Watch me Guest Host on CNBC Asia tomorrow morning from 8-9am Singapore time where I will discuss these and other topics in more detail. 

Fed’s Powell, China trade, Japan-Korea tensions

Markets cheered Fed Chair Powell’s testimony to the US Congress this week, with Powell all but confirming that the Fed will cut interest rates in the US by 25bps later this month.  Powell’s comments yesterday and Wednesday highlighted the risks to the US economy including the threats from persistently low inflation, worsening global trade outlook, weak global growth, and possibility that Congress does not raise the debt ceiling, even as he saw “the economy as being in a good place”.  His comments highlight that any easing this month, would be an insurance cut, but markets are expecting the Fed to ease further in the months ahead, with at least one more priced in by the market this year.

Meanwhile attention remains focused on trade tensions. On this front, president Trump complained overnight that China hasn’t increased its purchases of US farm products, something that he said China had pledged to do at the G20 meeting when he met with China’s President Xi.  Data released yesterday showed that Chinese purchases of US agricultural good have actually slowed.  According to the US department of Agriculture China bought 127,800 metric tons of US soybeans last week and 76 tons of US pork, both sharp reductions compared to previous weeks.  Chinese media for its part says that the country had not committed to increasing purchases, but rather that Trump had hoped China would buy more goods.  Clearly, there is has left plenty of confusion about what was actually agreed upon.

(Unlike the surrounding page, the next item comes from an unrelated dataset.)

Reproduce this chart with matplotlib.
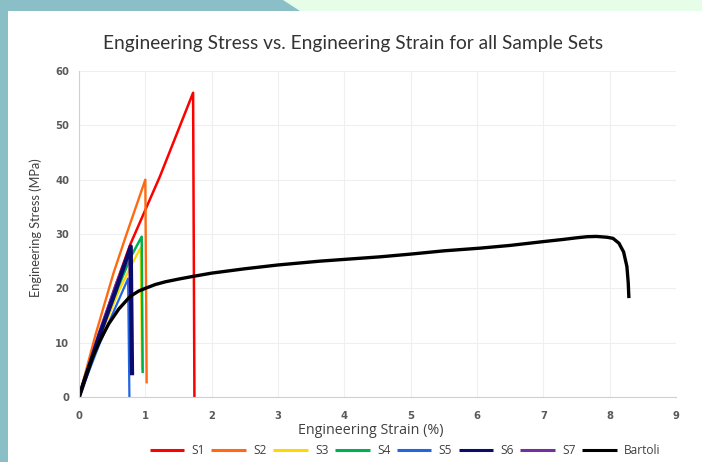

Trade tensions have also risen in Asia, with tensions between South Korea and Japan intensifying.  Japan is implementing restrictions on exports to Korea of chemicals essential for chip making in retaliation over a ruling by Korea’s Supreme court awarding damages against Japanese companies for forced labour during the second world war. Japan says that such claims were settled under a 1965 treaty and is seeking arbitration. Korea evidently disagrees. The trade spat could also have widespread implications given the wide range of products that South Korean chips are used in, impacting supply chains globally.  Meetings between Japanese and Korean officials today will be watched for any rapprochement but any near term solution looks unlikely.

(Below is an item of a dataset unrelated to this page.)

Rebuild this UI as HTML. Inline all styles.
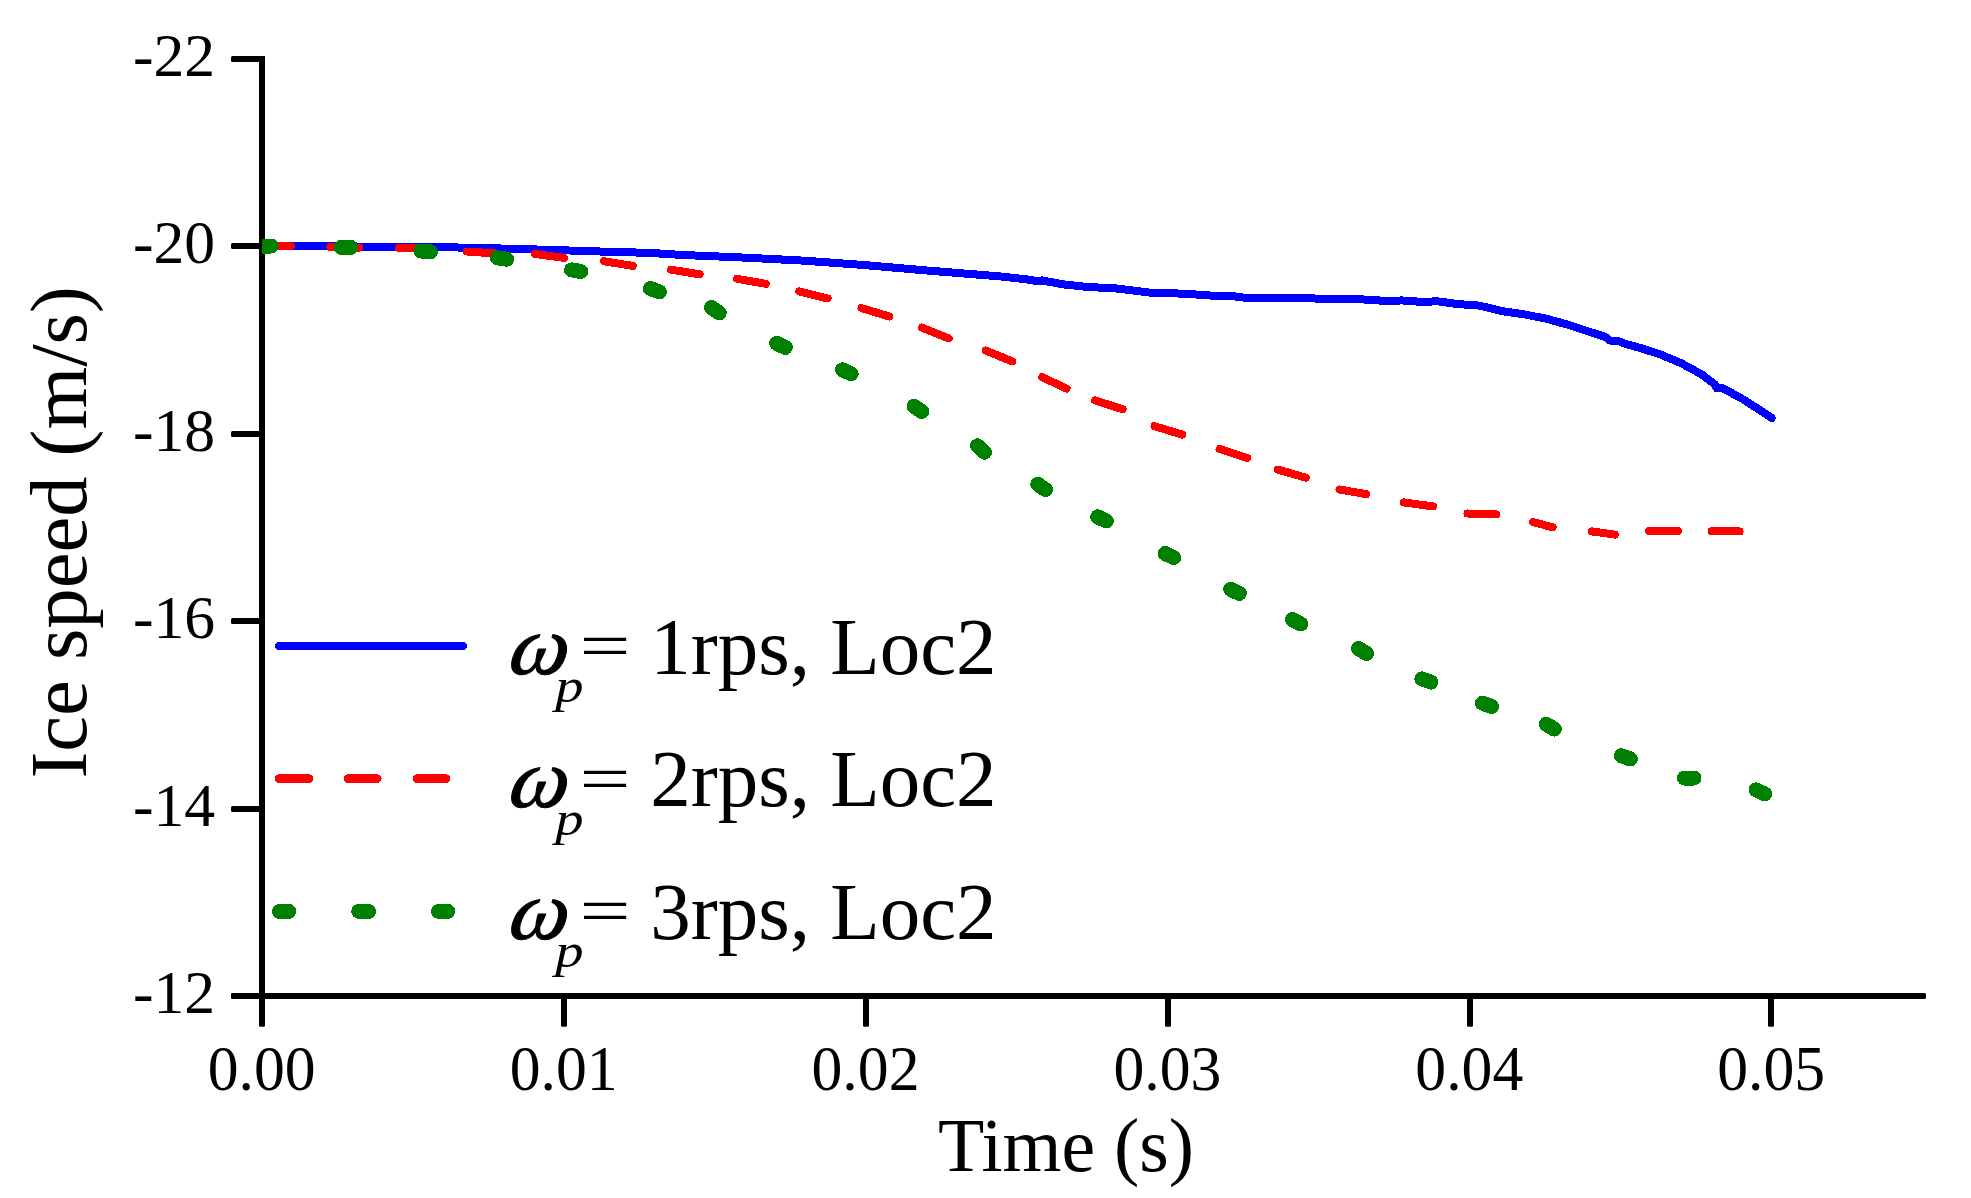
<!DOCTYPE html>
<html><head><meta charset="utf-8"><title>Ice speed</title>
<style>
html,body{margin:0;padding:0;background:#fff;}
svg{display:block;}
text{font-family:"Liberation Serif","DejaVu Serif",serif;fill:#000;}
.tk{font-size:61.7px;}
.lg{font-size:80.5px;}
</style></head><body>
<svg width="1971" height="1198" viewBox="0 0 1971 1198">
<rect width="1971" height="1198" fill="#fff"/>

<rect x="259" y="56" width="6" height="943" fill="#000"/>
<rect x="231" y="993" width="1695" height="6" rx="1.5" fill="#000"/>
<rect x="231" y="56" width="31" height="6" rx="1.5" fill="#000"/>
<rect x="231" y="243" width="31" height="6" rx="1.5" fill="#000"/>
<rect x="231" y="431" width="31" height="6" rx="1.5" fill="#000"/>
<rect x="231" y="618" width="31" height="6" rx="1.5" fill="#000"/>
<rect x="231" y="806" width="31" height="6" rx="1.5" fill="#000"/>
<rect x="231" y="993" width="31" height="6" rx="1.5" fill="#000"/>
<rect x="259" y="996" width="6" height="30.8" rx="1.5" fill="#000"/>
<rect x="561" y="996" width="6" height="30.8" rx="1.5" fill="#000"/>
<rect x="863" y="996" width="6" height="30.8" rx="1.5" fill="#000"/>
<rect x="1165" y="996" width="6" height="30.8" rx="1.5" fill="#000"/>
<rect x="1467" y="996" width="6" height="30.8" rx="1.5" fill="#000"/>
<rect x="1768" y="996" width="6" height="30.8" rx="1.5" fill="#000"/>
<text class="tk" transform="translate(215.2 75.9) scale(1 1.003)" text-anchor="end">-22</text>
<text class="tk" transform="translate(215.2 263.3) scale(1 1.003)" text-anchor="end">-20</text>
<text class="tk" transform="translate(215.2 450.7) scale(1 1.003)" text-anchor="end">-18</text>
<text class="tk" transform="translate(215.2 638.1) scale(1 1.003)" text-anchor="end">-16</text>
<text class="tk" transform="translate(215.2 825.5) scale(1 1.003)" text-anchor="end">-14</text>
<text class="tk" transform="translate(215.2 1012.9) scale(1 1.003)" text-anchor="end">-12</text>
<text class="tk" transform="translate(261.7 1090) scale(1 1.02)" text-anchor="middle">0.00</text>
<text class="tk" transform="translate(563.6 1090) scale(1 1.02)" text-anchor="middle">0.01</text>
<text class="tk" transform="translate(865.5 1090) scale(1 1.02)" text-anchor="middle">0.02</text>
<text class="tk" transform="translate(1167.4 1090) scale(1 1.02)" text-anchor="middle">0.03</text>
<text class="tk" transform="translate(1469.3 1090) scale(1 1.02)" text-anchor="middle">0.04</text>
<text class="tk" transform="translate(1771.2 1090) scale(1 1.02)" text-anchor="middle">0.05</text>
<text x="1066" y="1170.7" text-anchor="middle" font-size="75.8">Time (s)</text>
<text transform="translate(86.4 532.4) rotate(-90)" text-anchor="middle" font-size="80.6">Ice speed (m/s)</text>
<clipPath id="c"><rect x="262" y="0" width="1709" height="996"/></clipPath>
<g shape-rendering="crispEdges" clip-path="url(#c)" fill="none" stroke-linecap="round" stroke-linejoin="round">
<path stroke="#0000ff" stroke-width="8" d="M262.0 246.0L294.6 246.0L345.0 246.4L400.0 246.9L453.0 247.4L505.0 248.6L554.0 250.0L600.0 251.5L650.0 252.9L681.2 254.9L742.0 257.5L803.0 260.6L863.8 265.0L924.7 270.3L1000.0 276.4L1025.4 279.2L1038.0 281.3L1041.9 280.4L1063.4 284.4L1088.8 287.1L1114.2 288.2L1126.8 289.7L1152.2 292.9L1177.6 293.5L1203.0 294.9L1215.6 296.0L1234.7 296.4L1250.0 298.4L1304.4 298.4L1355.0 298.9L1390.0 301.2L1401.2 300.4L1423.5 302.0L1436.9 301.2L1457.0 304.0L1479.3 305.6L1501.6 311.1L1523.9 314.3L1546.3 318.7L1568.6 324.9L1590.9 332.2L1605.2 336.9L1610.3 340.6L1620.4 341.6L1623.5 343.3L1640.7 348.1L1661.0 354.7L1681.3 363.3L1701.6 374.3L1714.8 384.4L1716.8 388.3L1721.9 387.7L1742.2 398.8L1762.5 411.8L1771.6 417.9"/>
<path stroke="#ff0000" stroke-width="8" d="M262 246H291M330.4 247.0L359.4 247.6M399.0 247.8L428.0 248.8M467.0 251.5L496.0 253.5M535.1 253.9L563.9 257.9M604.1 261.3L632.7 265.9M671.1 269.7L699.7 274.3M737.1 278.8L765.7 283.8M799.4 291.4L827.6 298.4M861.5 308.1L889.3 316.5M921.9 327.6L948.7 338.4M985.6 350.6L1012.4 361.4M1042.2 377.2L1066.6 388.6M1095.0 400.3L1122.6 409.3M1154.5 426.2L1182.3 434.6M1219.6 449.0L1247.2 458.0M1277.9 469.6L1305.7 477.6M1339.5 489.5L1366.1 494.1M1404.0 502.4L1432.8 506.4M1467.4 513.5L1496.4 514.5M1533.1 522.1L1552.5 527.3M1592.0 531.4L1614.8 534.6M1649.2 531.0L1678.2 531.0M1711.6 531.1L1739.6 531.5"/>
<path stroke="#008000" stroke-width="15" d="M262 246H271.2M341.1 247.4L350.6 247.4M421.0 251.0L430.4 251.8M497.3 257.8L506.7 259.2M571.5 269.9L580.9 271.5M650.3 288.6L659.3 291.8M711.4 307.6L719.2 313.0M776.7 343.4L785.3 347.4M842.5 369.8L851.1 373.8M914.1 406.2L921.9 411.6M977.5 445.8L984.5 452.2M1037.8 484.3L1045.6 489.7M1097.7 516.9L1106.3 520.9M1165.1 553.5L1173.7 557.5M1230.7 589.4L1239.3 593.4M1292.4 619.6L1300.8 624.0M1358.4 648.6L1366.6 653.4M1421.9 678.9L1430.9 682.1M1482.4 703.2L1491.4 706.4M1546.2 724.3L1554.4 729.1M1621.3 755.7L1630.3 758.9M1684.5 778.0L1694.0 778.0M1756.1 789.9L1764.7 793.9"/>
</g>
<g shape-rendering="crispEdges" fill="none" stroke-linecap="round">
<path stroke="#0000ff" stroke-width="8" d="M279 645.9H463"/>
<path stroke="#ff0000" stroke-width="8.5" d="M279 778.6H309M348 778.6H377.3M417 778.6H446"/>
<path stroke="#008000" stroke-width="15" d="M279.5 911.4H288.6M358.7 911.4H368.5M438.6 911.4H447.6"/>
</g>
<g transform="translate(504.1 674.3) skewX(-18) scale(1.02 0.955)"><text font-size="88" stroke="#000" stroke-width="1.1">ω</text></g>
<g transform="translate(555.2 702.0) scale(1.09 0.92)"><text font-style="italic" font-size="52">p</text></g>
<g transform="translate(579.6 668.3) scale(1.125 0.825)"><text class="lg">=</text></g>
<text x="650.2" y="673.8" style="font-size:81px">1rps, Loc2</text>
<g transform="translate(504.1 806.8) skewX(-18) scale(1.02 0.955)"><text font-size="88" stroke="#000" stroke-width="1.1">ω</text></g>
<g transform="translate(555.2 834.5) scale(1.09 0.92)"><text font-style="italic" font-size="52">p</text></g>
<g transform="translate(579.6 800.8) scale(1.125 0.825)"><text class="lg">=</text></g>
<text x="650.2" y="806.3" style="font-size:81px">2rps, Loc2</text>
<g transform="translate(504.1 939.3) skewX(-18) scale(1.02 0.955)"><text font-size="88" stroke="#000" stroke-width="1.1">ω</text></g>
<g transform="translate(555.2 967.0) scale(1.09 0.92)"><text font-style="italic" font-size="52">p</text></g>
<g transform="translate(579.6 933.3) scale(1.125 0.825)"><text class="lg">=</text></g>
<text x="650.2" y="938.8" style="font-size:81px">3rps, Loc2</text>
</svg></body></html>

Fed’s Powell & China trade data in focus

US jobs data released at the end of last week will diminish hopes of more aggressive policy rate cuts from the Fed FOMC at its policy meeting at the end of the month. Non-farm payrolls rose by 224,000 last month, beating market forecasts, a sharp improvement from the disappointing 72,000 increase in the previous month.

Despite the stronger than expected reading in June, the Fed is still likely to cut interest rates by 25 basis points amid concerns about a loss of growth momentum, trade tensions against the background of low inflation.  Soft US June CPI releases on Thursday this week will likely confirm the subdued inflationary backdrop.

Markets will be able to garner more clues during Fed Chair Powell’s testimony to Congress on Wednesday and Thursday while Fed FOMC minutes from the last meeting will also provide greater detail on Fed thinking.  Both are likely to help confirm expectations of a 25 basis point cut in rates at the next FOMC meeting.

The USD has recovered some if recent losses, helped at the end of last week but the US jobs report.  Further gains are likely to be limited (with the USD index likely to struggle to break 98.0) though much will depend on Powell’s testimony this week.

Also in focus this week will be China’s June trade data.  This data will be scrutinised in particular, for the trade surplus with the US and whether there are any signs of this surplus beginning to narrow.  The data will also give some indications of the health of China’s economy, with another weak print for imports, likely to show further softening in China’s growth momentum. Similarly weaker exports will highlight the softening in demand from key trading partners such as Korea.

Further evidence on the outlook for China’s economy will be seen in the release of monetary aggregates including new loan growth and aggregate financing. Meanwhile, China’s currency continues to remain stable amid the trade truce with the US.